* **DIRECTIONS**:
Do not copy the pictures. Write out the lines from the start of the entries through the line containing "from matplotlib.patches import Polygon, Rectangle".

>>>

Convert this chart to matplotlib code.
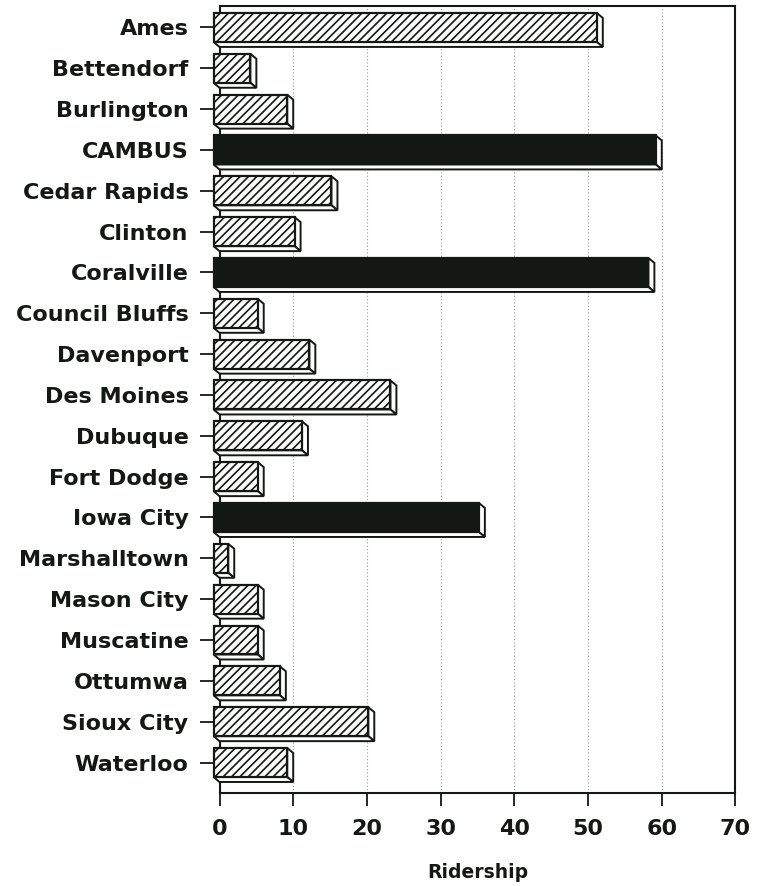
import numpy as np
import matplotlib
matplotlib.use('Agg')
import matplotlib.pyplot as plt
from matplotlib.patches import Polygon, Rectangle

# ridership by system
cities = ['Ames', 'Bettendorf', 'Burlington', 'CAMBUS', 'Cedar Rapids',
          'Clinton', 'Coralville', 'Council Bluffs', 'Davenport',
          'Des Moines', 'Dubuque', 'Fort Dodge', 'Iowa City',
          'Marshalltown', 'Mason City', 'Muscatine', 'Ottumwa',
          'Sioux City', 'Waterloo']
ridership = [52, 5, 10, 60, 16, 11, 59, 6, 13, 24, 12, 6, 36, 2, 6, 6, 9, 21, 10]
# systems drawn solid
solid = ['CAMBUS', 'Coralville', 'Iowa City']
xticks = [0, 10, 20, 30, 40, 50, 60, 70]

INK = '#141814'

plt.rcParams['font.family'] = ['DejaVu Sans']
plt.rcParams['font.weight'] = 'bold'
plt.rcParams['hatch.linewidth'] = 1.2
plt.rcParams['hatch.color'] = INK

fig = plt.figure(figsize=(7.59, 8.86), dpi=100)
ax = fig.add_axes([0.2892, 0.1050, 0.6798, 0.8883])

# depth of the 3d bars (data units) and bar thickness
DX, DY = 0.81, 0.122
H = 0.71

for i, (name, v) in enumerate(zip(cities, ridership)):
    top, bot = i - H / 2, i + H / 2
    dark = name in solid
    # right side
    side = Polygon([(v - DX, top - DY), (v, top), (v, bot), (v - DX, bot - DY)],
                   closed=True, facecolor='white', edgecolor=INK, lw=1.4,
                   joinstyle='miter', clip_on=False, zorder=3)
    # underside
    under = Polygon([(-DX, bot - DY), (v - DX, bot - DY), (v, bot), (0, bot)],
                    closed=True, facecolor='white', edgecolor=INK, lw=1.4,
                    joinstyle='miter', clip_on=False, zorder=3)
    front = Rectangle((-DX, top - DY), v, H,
                      facecolor=INK if dark else 'white',
                      edgecolor=INK, lw=1.6, hatch=None if dark else '////',
                      joinstyle='miter', clip_on=False, zorder=4)
    ax.add_patch(side)
    ax.add_patch(under)
    ax.add_patch(front)

ax.set_xlim(0, 70)
ax.set_ylim(18.624, -0.649)

ax.set_xticks(xticks)
ax.set_xticklabels([str(t) for t in xticks], fontsize=16, color=INK)
ax.set_yticks(np.arange(len(cities)) - DY)
ax.set_yticklabels(cities, fontsize=16, color=INK)

ax.tick_params(axis='y', length=14.4, width=1.3, pad=8, color=INK)
ax.tick_params(axis='x', length=9, width=1.3, pad=10, color=INK)

ax.grid(axis='x', color='#9a9a9a', linestyle=(0, (1, 2)), lw=0.8)
ax.set_axisbelow(True)

for s in ax.spines.values():
    s.set_linewidth(1.5)
    s.set_color(INK)

ax.set_xlabel('Ridership', fontsize=13.5, fontweight='bold', color=INK,
              labelpad=17)

fig.savefig('out.png', dpi=100, facecolor='white')
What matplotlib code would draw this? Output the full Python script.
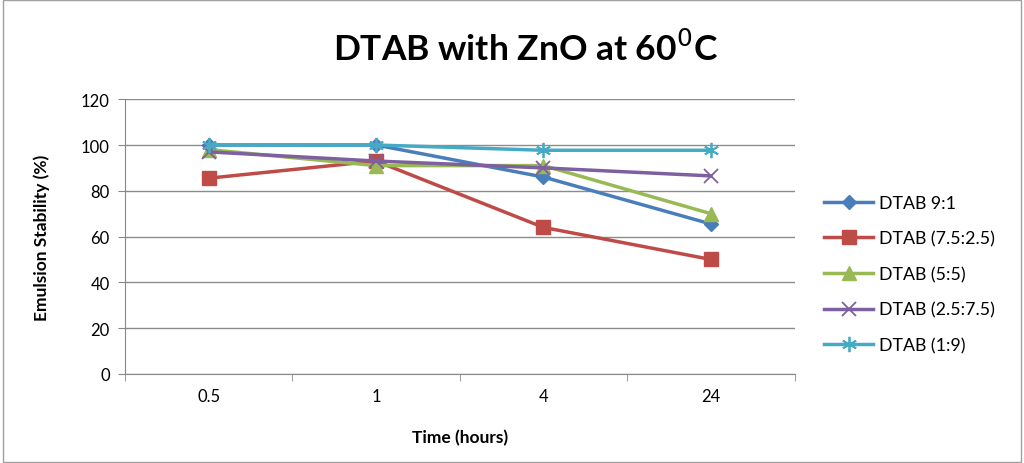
import numpy as np
import matplotlib.pyplot as plt
from matplotlib.patches import Rectangle

plt.rcParams['font.family'] = ['Lato', 'DejaVu Sans']

times = ['0.5', '1', '4', '24']
dtab_9_1 = [100, 100, 86, 65.5]
dtab_75_25 = [85.5, 93, 64, 50]
dtab_5_5 = [98, 91, 91, 70]
dtab_25_75 = [97, 93, 90, 86.5]
dtab_1_9 = [100, 100, 97.7, 97.7]

series = [
    ('DTAB 9:1', dtab_9_1, '#4a7ebb', 'D', 7),
    ('DTAB (7.5:2.5)', dtab_75_25, '#be4b48', 's', 10),
    ('DTAB (5:5)', dtab_5_5, '#98b954', '^', 10),
    ('DTAB (2.5:7.5)', dtab_25_75, '#7d60a0', 'x', 10),
    ('DTAB (1:9)', dtab_1_9, '#46aac5', '*', 11),
]

fig = plt.figure(figsize=(10.24, 4.64), dpi=100)
ax = fig.add_axes([0.122, 0.192, 0.654, 0.592])

x = np.arange(len(times))
for name, vals, col, mk, ms in series:
    if mk in ('x', '*'):
        # Excel-style open cross / asterisk markers
        m = 'x' if mk == 'x' else (6, 2, 0)
        ax.plot(x, vals, color=col, lw=2.5, marker=m, ms=ms, mew=1.3,
                mec=col, label=name)
    else:
        ax.plot(x, vals, color=col, lw=2.5, marker=mk, ms=ms, label=name)

ax.set_xlim(-0.5, len(times) - 0.5)
ax.set_ylim(0, 120)
ax.set_yticks(range(0, 121, 20))
ax.set_xticks(x)
ax.set_xticklabels(times)
ax.set_xticks(np.arange(-0.5, len(times), 1), minor=True)
ax.tick_params(axis='x', which='major', length=0, pad=10, labelsize=12)
ax.tick_params(axis='x', which='minor', length=5, color='#888888')
ax.tick_params(axis='y', length=5, color='#888888', labelsize=12, pad=6)
ax.yaxis.grid(True, color='#8c8c8c', lw=1)
ax.set_axisbelow(True)
for s in ['top', 'right']:
    ax.spines[s].set_visible(False)
for s in ['left', 'bottom']:
    ax.spines[s].set_color('#888888')

ax.set_xlabel('Time (hours)', fontsize=12.5, fontweight='bold', labelpad=18)
ax.set_ylabel('Emulsion Stability (%)', fontsize=12.5, fontweight='bold', labelpad=22)
fig.text(0.513, 0.895, 'DTAB with ZnO at 60$^{0}$C', ha='center', va='center',
         fontsize=25.5, fontweight='bold')

ax.legend(loc='center left', bbox_to_anchor=(0.805, 0.407),
          bbox_transform=fig.transFigure, frameon=False, borderpad=0,
          borderaxespad=0, fontsize=12.8, handlelength=2.75,
          labelspacing=1.1, handletextpad=0.3)

fig.patches.append(Rectangle((0.003, 0.003), 0.994, 0.994, transform=fig.transFigure,
                             fill=False, edgecolor='#a0a0a0', lw=1))

fig.savefig('out.png', dpi=100)
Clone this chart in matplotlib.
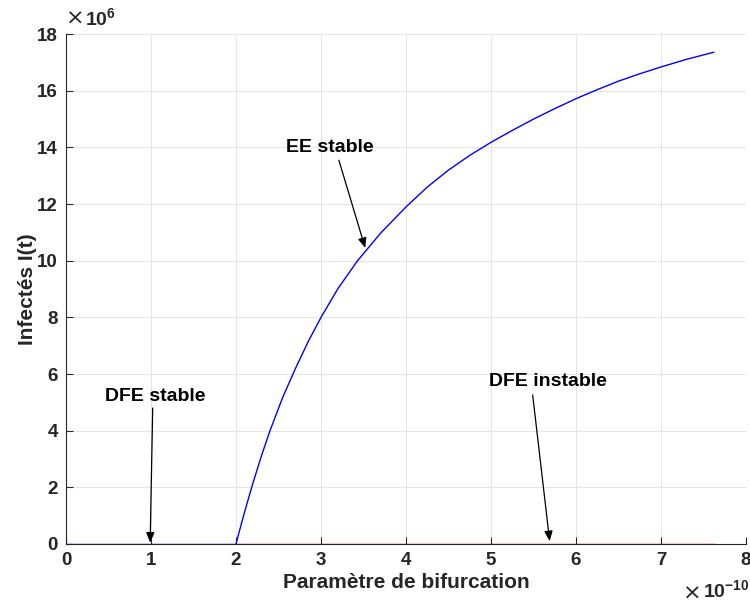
"""Diagramme de bifurcation : DFE / EE en fonction du parametre."""

import matplotlib
matplotlib.use("Agg")
import matplotlib.pyplot as plt

plt.rcParams['font.family'] = ['Liberation Sans', 'DejaVu Sans']
plt.rcParams['mathtext.fontset'] = 'custom'
plt.rcParams['mathtext.rm'] = 'Liberation Sans:bold'
plt.rcParams['mathtext.bf'] = 'Liberation Sans:bold'

# parametre de bifurcation (x 1e-10) et infectes I(t) (x 1e6)
dfe_stable_x = [0.0, 2.0]
dfe_stable_y = [0.0, 0.0]

dfe_instable_x = [2.0, 7.62]
dfe_instable_y = [0.0, 0.0]

ee_x = [2.0, 2.05, 2.1, 2.2, 2.3, 2.4, 2.55, 2.7, 2.85, 3.0, 3.2, 3.43,
        3.7, 4.0, 4.25, 4.5, 4.75, 5.0, 5.25, 5.5, 5.75, 6.0, 6.25, 6.5,
        6.75, 7.0, 7.3, 7.62]
ee_y = [0.0, 0.57, 1.12, 2.16, 3.12, 4.0, 5.18, 6.2, 7.15, 8.0, 9.02, 10.0,
        10.97, 11.9, 12.6, 13.2, 13.72, 14.18, 14.6, 15.0, 15.37, 15.72,
        16.04, 16.34, 16.6, 16.84, 17.11, 17.36]

x_ticks = [0, 1, 2, 3, 4, 5, 6, 7, 8]
y_ticks = [0, 2, 4, 6, 8, 10, 12, 14, 16, 18]

# (texte, position du texte, pointe de la fleche, depart de la fleche)
annotations = [
    ("DFE stable", (1.047, 5.22), (0.99, 0.05), (1.02, 4.8)),
    ("DFE instable", (5.67, 5.72), (5.69, 0.1), (5.49, 5.26)),
    ("EE stable", (3.10, 13.98), (3.52, 10.45), (3.21, 13.55)),
]

tick_col = '#262626'

fig = plt.figure(figsize=(7.5, 6.07), dpi=100)
ax = fig.add_axes([0.088, 0.1038, 0.9067, 0.840])

ax.plot(dfe_stable_x, dfe_stable_y, color='blue', lw=1.0)
ax.plot(ee_x, ee_y, color='blue', lw=1.0)
ax.plot(dfe_instable_x, dfe_instable_y, color='red', lw=1.0)

ax.set_xlim(0, 8)
ax.set_ylim(0, 18)
ax.set_xticks(x_ticks)
ax.set_yticks(y_ticks)
ax.set_xticklabels([str(t) for t in x_ticks])
ax.set_yticklabels([str(t) for t in y_ticks])

ax.grid(True, color='#e0e0e0', lw=0.6)
ax.set_axisbelow(True)
for side in ['top', 'right']:
    ax.spines[side].set_visible(False)
for side in ['left', 'bottom']:
    ax.spines[side].set_color(tick_col)
    ax.spines[side].set_linewidth(0.8)
ax.tick_params(direction='in', length=5, width=0.8, colors=tick_col,
               labelsize=13.5, pad=6)
for lab in ax.get_xticklabels() + ax.get_yticklabels():
    lab.set_fontweight('bold')

ax.set_xlabel('Paramètre de bifurcation', fontsize=15, fontweight='bold',
              color=tick_col, labelpad=3)
ax.set_ylabel('Infectés I(t)', fontsize=15, fontweight='bold',
              color=tick_col, labelpad=0)

# facteurs d'echelle facon MATLAB
ax.text(0.0, 1.010, '×', transform=ax.transAxes, fontsize=16,
        color=tick_col, ha='left', va='bottom', family='DejaVu Sans')
ax.text(0.028, 1.008, r'$\mathbf{10}^{\mathbf{6}}$', transform=ax.transAxes,
        fontsize=14, color=tick_col, ha='left', va='bottom')
fig.text(0.936, 0.006, '×', fontsize=16, color=tick_col, ha='right',
         va='bottom', family='DejaVu Sans')
fig.text(0.999, 0.008, r'$\mathbf{10}^{\mathbf{-10}}$',
         fontsize=14, color=tick_col, ha='right', va='bottom')

for txt, pos, head, tail in annotations:
    ax.text(pos[0], pos[1], txt, fontsize=14, fontweight='bold', color='black',
            ha='center', va='center')
    ax.annotate('', xy=head, xytext=tail,
                arrowprops=dict(arrowstyle='-|>,head_length=0.6,head_width=0.25',
                                color='black', lw=0.9, shrinkA=0, shrinkB=0))

fig.savefig('out.png', dpi=100)
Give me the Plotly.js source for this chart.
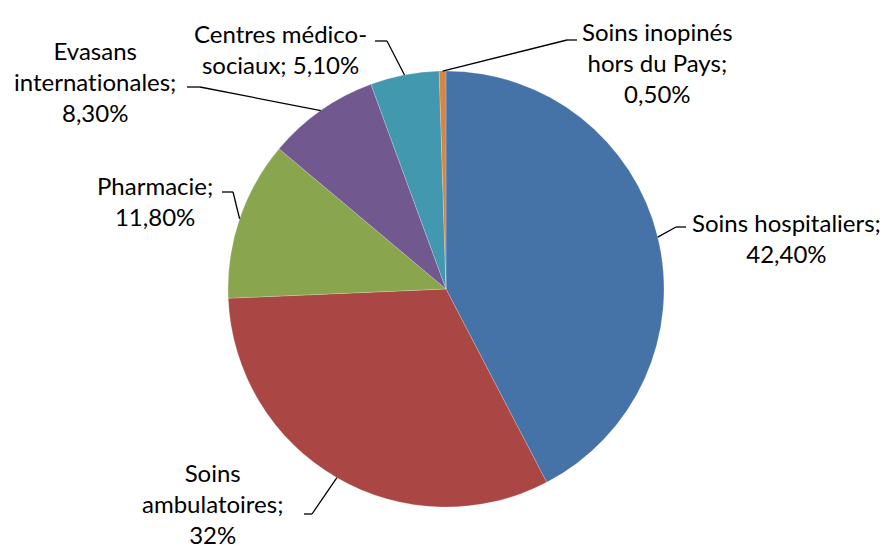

<<<

* **REPLY TO THE EXERCISE**:
Convert this chart to matplotlib code.
import numpy as np
import matplotlib
matplotlib.use('Agg')
import matplotlib.pyplot as plt
from matplotlib.patches import Polygon, Rectangle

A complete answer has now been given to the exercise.